↓

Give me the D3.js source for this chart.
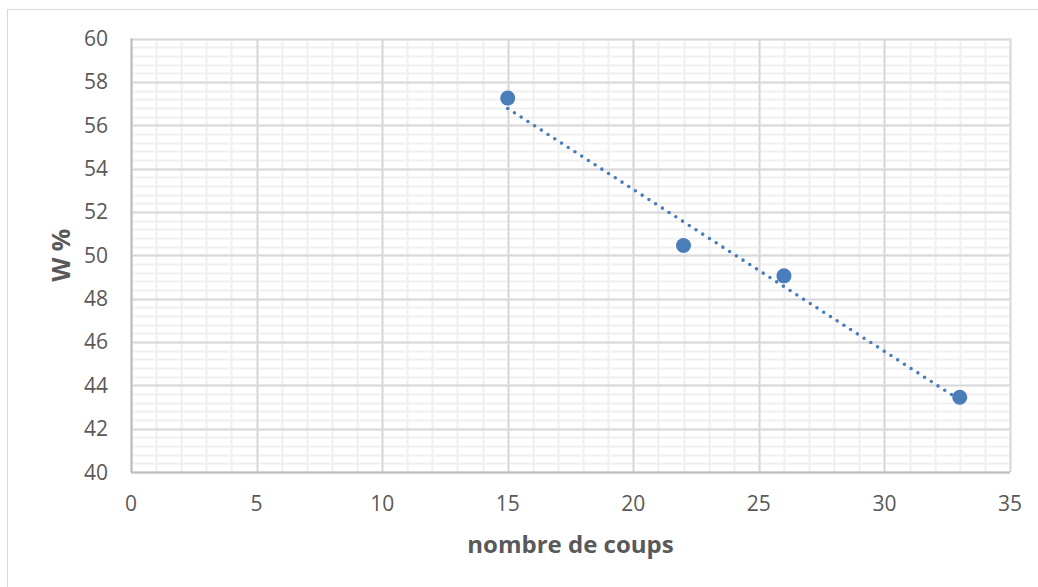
<!DOCTYPE html>
<html lang="fr">
<head>
<meta charset="utf-8">
<title>W % / nombre de coups</title>
<script src="https://d3js.org/d3.v7.min.js"></script>
<style>
  body { margin: 0; background: #fff; }
  text { font-family: "Open Sans", "Noto Sans", sans-serif; fill: #595959; }
</style>
</head>
<body>
<script>
// data
var coups = [15, 22, 26, 33];
var teneurW = [57.25, 50.45, 49.05, 43.45];

// tick labels
var xTicks = [0, 5, 10, 15, 20, 25, 30, 35];
var yTicks = [40, 42, 44, 46, 48, 50, 52, 54, 56, 58, 60];

var w = 1038, h = 587;
var pLeft = 131, pRight = 1010, pTop = 38.5, pBottom = 472;
var blue = "#4a7ebb";

var x = d3.scaleLinear().domain([0, 35]).range([pLeft, pRight]);
var y = d3.scaleLinear().domain([40, 60]).range([pBottom, pTop]);

var svg = d3.select("body").append("svg").attr("width", w).attr("height", h);

// chart frame
svg.append("rect").attr("x", 7.5).attr("y", 9.5).attr("width", 1040).attr("height", 600)
  .attr("fill", "white").attr("stroke", "#d9d9d9").attr("stroke-width", 1);

// minor grid
var g = svg.append("g");
g.selectAll("line.vminor").data(d3.range(0, 36, 1)).enter().append("line")
  .attr("x1", d => Math.round(x(d)) + 0.5).attr("x2", d => Math.round(x(d)) + 0.5)
  .attr("y1", pTop).attr("y2", pBottom)
  .attr("stroke", "#f0f0f0").attr("stroke-width", 2);
g.selectAll("line.hminor").data(d3.range(0, 51).map(i => 40 + i * 0.4)).enter().append("line")
  .attr("x1", pLeft).attr("x2", pRight)
  .attr("y1", d => Math.round(y(d)) + 0.5).attr("y2", d => Math.round(y(d)) + 0.5)
  .attr("stroke", "#f0f0f0").attr("stroke-width", 2);

// major grid
g.selectAll("line.vmajor").data(xTicks).enter().append("line")
  .attr("x1", d => Math.round(x(d)) + 0.5).attr("x2", d => Math.round(x(d)) + 0.5)
  .attr("y1", pTop).attr("y2", pBottom)
  .attr("stroke", "#d9d9d9").attr("stroke-width", 2);
g.selectAll("line.hmajor").data(yTicks).enter().append("line")
  .attr("x1", pLeft).attr("x2", pRight)
  .attr("y1", d => Math.round(y(d)) + 0.5).attr("y2", d => Math.round(y(d)) + 0.5)
  .attr("stroke", "#d9d9d9").attr("stroke-width", 2);

// axes lines
svg.append("line").attr("x1", pLeft).attr("x2", pRight).attr("y1", pBottom + 0.5).attr("y2", pBottom + 0.5)
  .attr("stroke", "#bfbfbf").attr("stroke-width", 2);
svg.append("line").attr("x1", pLeft + 0.5).attr("x2", pLeft + 0.5).attr("y1", pTop).attr("y2", pBottom)
  .attr("stroke", "#bfbfbf").attr("stroke-width", 2);

// tick labels
svg.selectAll("text.xt").data(xTicks).enter().append("text")
  .attr("x", d => x(d)).attr("y", 511)
  .attr("text-anchor", "middle").style("font-size", "21px")
  .text(d => d);
svg.selectAll("text.yt").data(yTicks).enter().append("text")
  .attr("x", 108).attr("y", d => y(d) + 7.5)
  .attr("text-anchor", "end").style("font-size", "21px")
  .text(d => d);

// axis titles
svg.append("text").attr("x", (pLeft + pRight) / 2).attr("y", 553)
  .attr("text-anchor", "middle").style("font-size", "24px").style("font-weight", "bold")
  .text("nombre de coups");
svg.append("text").attr("transform", "translate(70," + ((pTop + pBottom) / 2) + ") rotate(-90)")
  .attr("text-anchor", "middle").style("font-size", "25px").style("font-weight", "bold")
  .text("W %");

// linear trendline (least squares, like the spreadsheet)
var mx = d3.mean(coups), my = d3.mean(teneurW);
var sxy = d3.sum(coups, (c, i) => (c - mx) * (teneurW[i] - my));
var sxx = d3.sum(coups, c => (c - mx) * (c - mx));
var slope = sxy / sxx, icpt = my - slope * mx;
var ends = d3.extent(coups);
svg.append("path")
  .datum(ends)
  .attr("d", d3.line().x(d => x(d)).y(d => y(icpt + slope * d)))
  .attr("fill", "none").attr("stroke", blue).attr("stroke-width", 3.6)
  .attr("stroke-linecap", "round").attr("stroke-dasharray", "0,8");

// markers
svg.selectAll("circle").data(coups).enter().append("circle")
  .attr("cx", d => x(d)).attr("cy", (d, i) => y(teneurW[i]))
  .attr("r", 7.5).attr("fill", blue);
</script>
</body>
</html>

↑

WRITTEN PROBLEM
Leave out the pictures and print every line of the data exactly.

TASK RESPONSE
Give me the D3.js source for this chart.
<!DOCTYPE html>
<html lang="fr">
<head>
<meta charset="utf-8">
<title>W % / nombre de coups</title>
<script src="https://d3js.org/d3.v7.min.js"></script>
<style>
  body { margin: 0; background: #fff; }
  text { font-family: "Open Sans", "Noto Sans", sans-serif; fill: #595959; }
</style>
</head>
<body>
<script>
// data
var coups = [15, 22, 26, 33];
var teneurW = [57.25, 50.45, 49.05, 43.45];

// tick labels
var xTicks = [0, 5, 10, 15, 20, 25, 30, 35];
var yTicks = [40, 42, 44, 46, 48, 50, 52, 54, 56, 58, 60];

var w = 1038, h = 587;
var pLeft = 131, pRight = 1010, pTop = 38.5, pBottom = 472;
var blue = "#4a7ebb";

var x = d3.scaleLinear().domain([0, 35]).range([pLeft, pRight]);
var y = d3.scaleLinear().domain([40, 60]).range([pBottom, pTop]);

var svg = d3.select("body").append("svg").attr("width", w).attr("height", h);

// chart frame
svg.append("rect").attr("x", 7.5).attr("y", 9.5).attr("width", 1040).attr("height", 600)
  .attr("fill", "white").attr("stroke", "#d9d9d9").attr("stroke-width", 1);

// minor grid
var g = svg.append("g");
g.selectAll("line.vminor").data(d3.range(0, 36, 1)).enter().append("line")
  .attr("x1", d => Math.round(x(d)) + 0.5).attr("x2", d => Math.round(x(d)) + 0.5)
  .attr("y1", pTop).attr("y2", pBottom)
  .attr("stroke", "#f0f0f0").attr("stroke-width", 2);
g.selectAll("line.hminor").data(d3.range(0, 51).map(i => 40 + i * 0.4)).enter().append("line")
  .attr("x1", pLeft).attr("x2", pRight)
  .attr("y1", d => Math.round(y(d)) + 0.5).attr("y2", d => Math.round(y(d)) + 0.5)
  .attr("stroke", "#f0f0f0").attr("stroke-width", 2);

// major grid
g.selectAll("line.vmajor").data(xTicks).enter().append("line")
  .attr("x1", d => Math.round(x(d)) + 0.5).attr("x2", d => Math.round(x(d)) + 0.5)
  .attr("y1", pTop).attr("y2", pBottom)
  .attr("stroke", "#d9d9d9").attr("stroke-width", 2);
g.selectAll("line.hmajor").data(yTicks).enter().append("line")
  .attr("x1", pLeft).attr("x2", pRight)
  .attr("y1", d => Math.round(y(d)) + 0.5).attr("y2", d => Math.round(y(d)) + 0.5)
  .attr("stroke", "#d9d9d9").attr("stroke-width", 2);

// axes lines
svg.append("line").attr("x1", pLeft).attr("x2", pRight).attr("y1", pBottom + 0.5).attr("y2", pBottom + 0.5)
  .attr("stroke", "#bfbfbf").attr("stroke-width", 2);
svg.append("line").attr("x1", pLeft + 0.5).attr("x2", pLeft + 0.5).attr("y1", pTop).attr("y2", pBottom)
  .attr("stroke", "#bfbfbf").attr("stroke-width", 2);

// tick labels
svg.selectAll("text.xt").data(xTicks).enter().append("text")
  .attr("x", d => x(d)).attr("y", 511)
  .attr("text-anchor", "middle").style("font-size", "21px")
  .text(d => d);
svg.selectAll("text.yt").data(yTicks).enter().append("text")
  .attr("x", 108).attr("y", d => y(d) + 7.5)
  .attr("text-anchor", "end").style("font-size", "21px")
  .text(d => d);

// axis titles
svg.append("text").attr("x", (pLeft + pRight) / 2).attr("y", 553)
  .attr("text-anchor", "middle").style("font-size", "24px").style("font-weight", "bold")
  .text("nombre de coups");
svg.append("text").attr("transform", "translate(70," + ((pTop + pBottom) / 2) + ") rotate(-90)")
  .attr("text-anchor", "middle").style("font-size", "25px").style("font-weight", "bold")
  .text("W %");

// linear trendline (least squares, like the spreadsheet)
var mx = d3.mean(coups), my = d3.mean(teneurW);
var sxy = d3.sum(coups, (c, i) => (c - mx) * (teneurW[i] - my));
var sxx = d3.sum(coups, c => (c - mx) * (c - mx));
var slope = sxy / sxx, icpt = my - slope * mx;
var ends = d3.extent(coups);
svg.append("path")
  .datum(ends)
  .attr("d", d3.line().x(d => x(d)).y(d => y(icpt + slope * d)))
  .attr("fill", "none").attr("stroke", blue).attr("stroke-width", 3.6)
  .attr("stroke-linecap", "round").attr("stroke-dasharray", "0,8");

// markers
svg.selectAll("circle").data(coups).enter().append("circle")
  .attr("cx", d => x(d)).attr("cy", (d, i) => y(teneurW[i]))
  .attr("r", 7.5).attr("fill", blue);
</script>
</body>
</html>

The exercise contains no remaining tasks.